During your consultations, ask for detailed illustrations of how cash values might grow under different market conditions. Make sure you understand all associated costs, such as mortality charges, administrative fees, or surrender fees for early withdrawals.

Anil Suri of Merrill and Bank of America Private Bank highlights:

"Considering both your willingness and your financial ability to take on risk is the best way to make asset allocation choices that work for you."

This emphasizes the importance of matching your risk tolerance with your insurance choices.

Finally, remember that life insurance isn’t a set-it-and-forget-it decision. Regular policy reviews are essential. As your financial situation, family needs, or risk tolerance change, revisiting your policy annually ensures it continues to align with your wealth-building goals.

Building Wealth with Life Insurance

Life insurance has grown far beyond its traditional role of providing a death benefit. Today, it’s a powerful tool for building wealth and supporting long-term financial goals. As China Llanos from J.P. Morgan Wealth Management puts it:

"Some life insurance policies can become a financial asset for you to use during your life, just like an IRA or mutual fund."

Permanent life insurance policies, such as whole life, universal life, and variable universal life, offer the unique advantage of combining protection with the ability to accumulate cash value. Unlike term life insurance, which only provides coverage for a set period, these policies allow cash value to grow tax-deferred over time. This accumulated cash value can act as a financial safety net, accessible through policy loans without the need for credit checks or income verification.

Overfunding your policy - paying more than the required premium - can speed up cash value growth, increasing your borrowing power and maximizing tax-deferred benefits. Many insurers provide flexibility for policy loans, making them an attractive option for funding education, launching a business, or supplementing retirement income. Additionally, death benefits from these policies are income-tax-free, and the federal estate tax exemption, currently set at $13.61 million per individual (as of September 2024), makes life insurance a critical tool for protecting generational wealth in light of estate tax rates exceeding 40%.

When it comes to borrowing, policy loans offer distinct advantages over traditional bank loans. They don’t require credit checks, come with flexible repayment terms, and often feature lower interest rates. Essentially, you’re borrowing against your own accumulated cash value, making it a more accessible and convenient option.

Life insurance also plays a key role in estate planning. It provides the liquidity needed to cover taxes, ensuring other assets can be preserved for heirs. Additionally, it can help equalize inheritances among beneficiaries, creating fairness without the need to sell off valuable assets.

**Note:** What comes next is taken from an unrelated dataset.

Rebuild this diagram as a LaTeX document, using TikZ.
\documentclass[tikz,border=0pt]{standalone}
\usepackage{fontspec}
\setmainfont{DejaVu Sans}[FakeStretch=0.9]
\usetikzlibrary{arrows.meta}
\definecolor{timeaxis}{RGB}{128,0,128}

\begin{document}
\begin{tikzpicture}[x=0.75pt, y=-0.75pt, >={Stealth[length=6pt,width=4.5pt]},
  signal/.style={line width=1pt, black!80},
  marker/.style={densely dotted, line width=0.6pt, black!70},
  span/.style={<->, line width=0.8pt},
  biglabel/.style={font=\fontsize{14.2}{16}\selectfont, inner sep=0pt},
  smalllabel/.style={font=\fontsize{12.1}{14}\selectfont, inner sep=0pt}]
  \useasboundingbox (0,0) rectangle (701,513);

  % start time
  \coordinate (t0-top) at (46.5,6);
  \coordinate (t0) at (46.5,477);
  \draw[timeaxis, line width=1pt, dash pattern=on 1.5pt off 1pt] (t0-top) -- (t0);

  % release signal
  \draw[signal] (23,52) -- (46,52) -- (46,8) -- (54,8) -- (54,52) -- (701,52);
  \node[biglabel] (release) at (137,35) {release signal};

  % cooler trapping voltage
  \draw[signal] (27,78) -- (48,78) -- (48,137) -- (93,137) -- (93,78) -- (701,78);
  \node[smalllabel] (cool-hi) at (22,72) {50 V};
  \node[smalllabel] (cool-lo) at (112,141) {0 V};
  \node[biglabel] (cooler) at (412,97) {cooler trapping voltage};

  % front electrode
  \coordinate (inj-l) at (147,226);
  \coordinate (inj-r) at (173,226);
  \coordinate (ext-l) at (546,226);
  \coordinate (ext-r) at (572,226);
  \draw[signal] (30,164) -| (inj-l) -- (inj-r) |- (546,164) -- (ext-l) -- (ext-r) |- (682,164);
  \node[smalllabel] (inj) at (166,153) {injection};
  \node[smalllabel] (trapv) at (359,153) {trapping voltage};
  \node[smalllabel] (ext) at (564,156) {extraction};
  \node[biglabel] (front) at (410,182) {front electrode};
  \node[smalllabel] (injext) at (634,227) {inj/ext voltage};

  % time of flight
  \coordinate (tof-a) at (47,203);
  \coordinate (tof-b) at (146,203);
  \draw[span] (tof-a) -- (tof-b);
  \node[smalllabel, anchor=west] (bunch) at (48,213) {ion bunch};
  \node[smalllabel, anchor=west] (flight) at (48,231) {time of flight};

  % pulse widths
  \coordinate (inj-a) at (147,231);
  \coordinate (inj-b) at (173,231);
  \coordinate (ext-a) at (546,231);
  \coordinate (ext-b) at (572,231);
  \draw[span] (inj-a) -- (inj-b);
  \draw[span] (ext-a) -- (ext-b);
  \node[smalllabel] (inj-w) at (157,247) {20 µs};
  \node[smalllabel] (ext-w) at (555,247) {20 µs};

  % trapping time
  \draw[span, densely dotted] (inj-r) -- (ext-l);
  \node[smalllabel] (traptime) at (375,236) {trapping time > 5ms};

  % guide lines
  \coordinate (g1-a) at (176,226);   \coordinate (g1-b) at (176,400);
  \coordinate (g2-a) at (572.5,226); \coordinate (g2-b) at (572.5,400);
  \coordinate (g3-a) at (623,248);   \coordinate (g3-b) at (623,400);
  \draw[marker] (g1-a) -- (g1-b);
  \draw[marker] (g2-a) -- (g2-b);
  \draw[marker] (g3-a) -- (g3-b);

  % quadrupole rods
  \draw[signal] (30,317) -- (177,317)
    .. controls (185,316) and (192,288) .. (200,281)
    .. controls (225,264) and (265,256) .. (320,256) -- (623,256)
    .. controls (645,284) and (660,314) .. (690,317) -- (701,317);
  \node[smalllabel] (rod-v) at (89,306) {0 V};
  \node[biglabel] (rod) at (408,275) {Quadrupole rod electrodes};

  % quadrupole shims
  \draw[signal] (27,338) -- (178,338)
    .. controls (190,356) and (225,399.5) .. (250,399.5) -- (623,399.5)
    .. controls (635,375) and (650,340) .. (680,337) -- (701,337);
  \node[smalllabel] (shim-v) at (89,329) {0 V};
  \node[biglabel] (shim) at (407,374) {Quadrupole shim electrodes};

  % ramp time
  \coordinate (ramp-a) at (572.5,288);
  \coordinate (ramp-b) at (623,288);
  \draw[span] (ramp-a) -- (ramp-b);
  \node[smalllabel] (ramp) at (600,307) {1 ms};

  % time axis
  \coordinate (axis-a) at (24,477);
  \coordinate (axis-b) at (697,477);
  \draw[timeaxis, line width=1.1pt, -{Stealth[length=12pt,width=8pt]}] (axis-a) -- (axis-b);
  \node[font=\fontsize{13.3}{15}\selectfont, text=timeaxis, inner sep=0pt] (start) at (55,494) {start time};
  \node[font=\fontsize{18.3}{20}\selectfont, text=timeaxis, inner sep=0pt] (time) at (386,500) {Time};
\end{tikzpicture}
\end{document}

To get the most out of life insurance as a wealth-building tool, it’s essential to make it part of a larger financial strategy. Regular policy reviews help ensure your coverage keeps pace with life changes, while professional advice can guide you in balancing cash value growth with death benefit protection. With roughly half of Americans carrying life insurance as of 2024, those who leverage its wealth-building potential are better positioned to secure lasting financial security for themselves and future generations.

FAQs

What is overfunding a life insurance policy, and how can it help build wealth?

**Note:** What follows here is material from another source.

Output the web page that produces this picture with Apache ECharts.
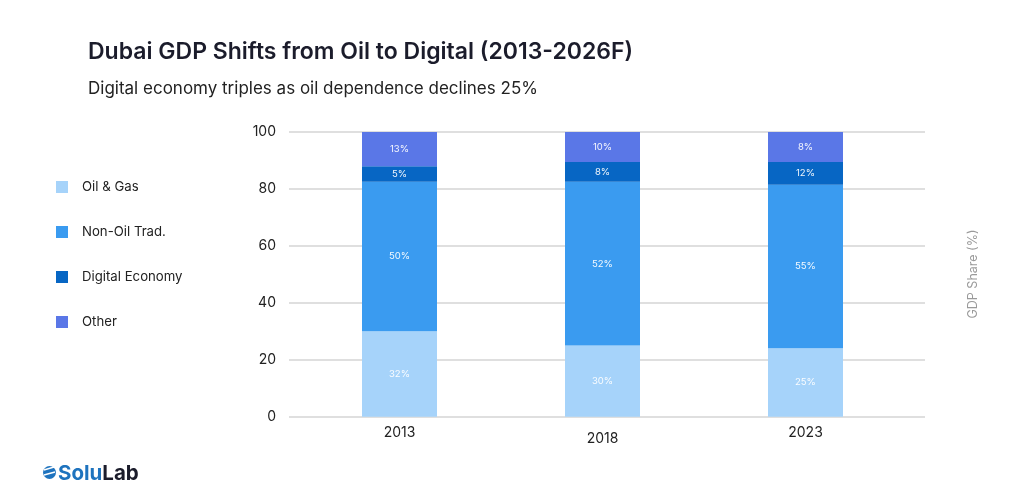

Overfunding a life insurance policy - particularly a whole life policy - means paying more than the required premiums to accelerate the growth of the policy’s cash value. One of the biggest perks of this strategy is that the cash value grows tax-deferred. In other words, you won’t owe taxes on the growth unless you decide to withdraw it. Plus, you can borrow against this cash value, often at competitive interest rates. This provides a flexible way to tap into funds for things like investments or other financial needs without immediately triggering taxes.

That said, overfunding isn’t without its risks. If you contribute too much, the policy might be classified as a Modified Endowment Contract (MEC). When this happens, you could lose key tax benefits, such as being able to take tax-free loans or withdrawals. Additionally, taking out loans and not repaying them can lower the death benefit or even cause the policy to lapse. To get the most out of overfunding while avoiding these pitfalls, it’s crucial to carefully manage both your contributions and any withdrawals.

What are the main differences between Whole Life, Universal Life, and Indexed Universal Life insurance when it comes to risk and growth potential?

Whole Life, Universal Life, and Indexed Universal Life (IUL) insurance each serve different financial needs, offering varying levels of risk and growth potential.

Whole Life insurance stands out for its stability. It comes with fixed premiums, a guaranteed cash value that steadily grows, and a consistent death benefit. This option is perfect for those who value long-term security and predictability without any surprises.

Universal Life insurance offers more flexibility. You can adjust your premiums and death benefits, tailoring the policy to your changing financial situation. The cash value grows based on interest rates, which means there’s some level of risk, but it remains a balanced choice for those seeking adaptable coverage.

Indexed Universal Life insurance takes things a step further by tying cash value growth to stock market indices. While this offers the potential for higher returns, it also comes with increased risk compared to Whole Life. That said, it does include some protection against losses, making it a fit for individuals willing to take on more risk in exchange for the chance of greater rewards.

How can life insurance help transfer wealth smoothly to future generations?

Life insurance is a powerful tool in estate planning, ensuring that wealth is transferred to your loved ones efficiently. The death benefit provides immediate cash, which can help cover estate taxes, pay off debts, or manage final expenses. This can prevent the need to sell off assets quickly or at a loss, preserving the overall value of your estate and reducing financial strain on your heirs.

It also offers a way to address fairness among beneficiaries, especially when your estate includes assets that are hard to divide, like property or a family business. By incorporating life insurance into your estate plan, you can ensure a more balanced distribution, minimize the risk of family disagreements, and create a legacy that lasts for generations. Plus, the proceeds are typically income tax-free, making them an even more effective component of wealth management.